A jaki jest planowany zakres wdrożenia koncepcji smart city w Bielsku-Białej? – Od roku mamy już gotową miejską sieć szerokopasmową o wysokiej przepustowości, która może być znakomitym fundamentem innych działań. Planuje się realizację inteligentnego systemu transportu, ruszyła już także sieć wypożyczalni miejskich rowerów. W planie jest ponadto zdalny monitoring energetyczny budynków miejskich. Sam urząd systematycznie wdraża e-usługi w administracji – wylicza P. Sołtysek.
Smart city to także rozwiązania wdrażane w sektorze gospodarki wodnej. – Miejskie Przedsiębiorstwo Energetyki Cieplnej, Wodociągów i Kanalizacji w Środzie Wielkopolskiej, jak każda tego typu instytucja, borykało się z problemem strat wody, która była pobierana ze źródła, ale nie była sprzedawana. Fakt ten wynikał z kilku czynników: długiego czasu wykrywania i usuwania awarii w sieci wodociągowej, niedoskonałości urządzeń pomiarowych oraz zdarzającego się nielegalnego poboru wody przez odbiorców poprzez ingerencję w pracę wodomierzy.
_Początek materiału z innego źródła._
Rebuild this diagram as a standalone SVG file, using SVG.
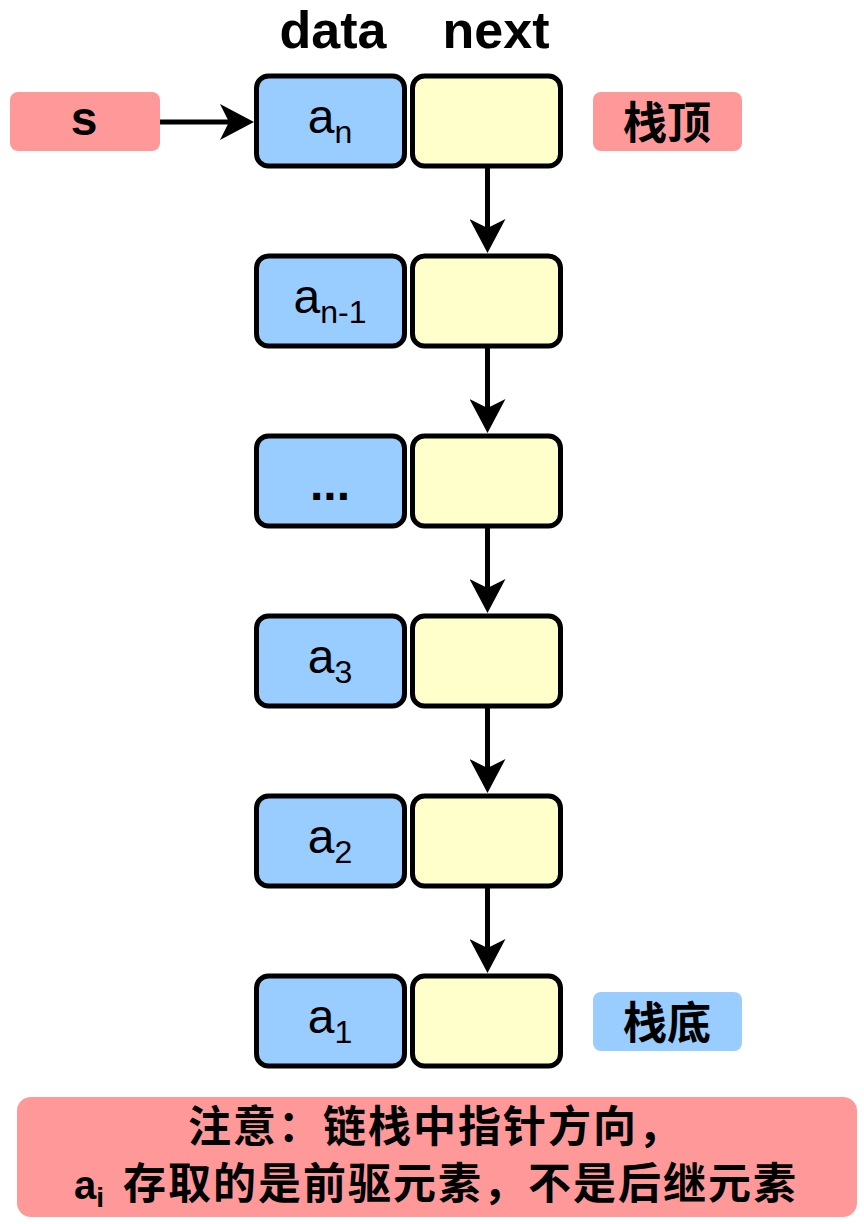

Dzięki wdrożonemu rozwiązaniu smart metering u odbiorców zainstalowano specjalne, nowoczesne wodomierze wyposażone w nakładkę pozwalającą na precyzyjny odczyt parametrów pracy wodomierza oraz rejestrowanie wszelkich zdarzeń, a także wysyłanie tych informacji do centralnego serwera w celu ich analizy – wyjaśnia Anna Kondej z firmy Orange Polska, wdrażającej projekt (więcej nt. realizacji w miesięczniku „Wodociągi-Kanalizacja” 3/2015).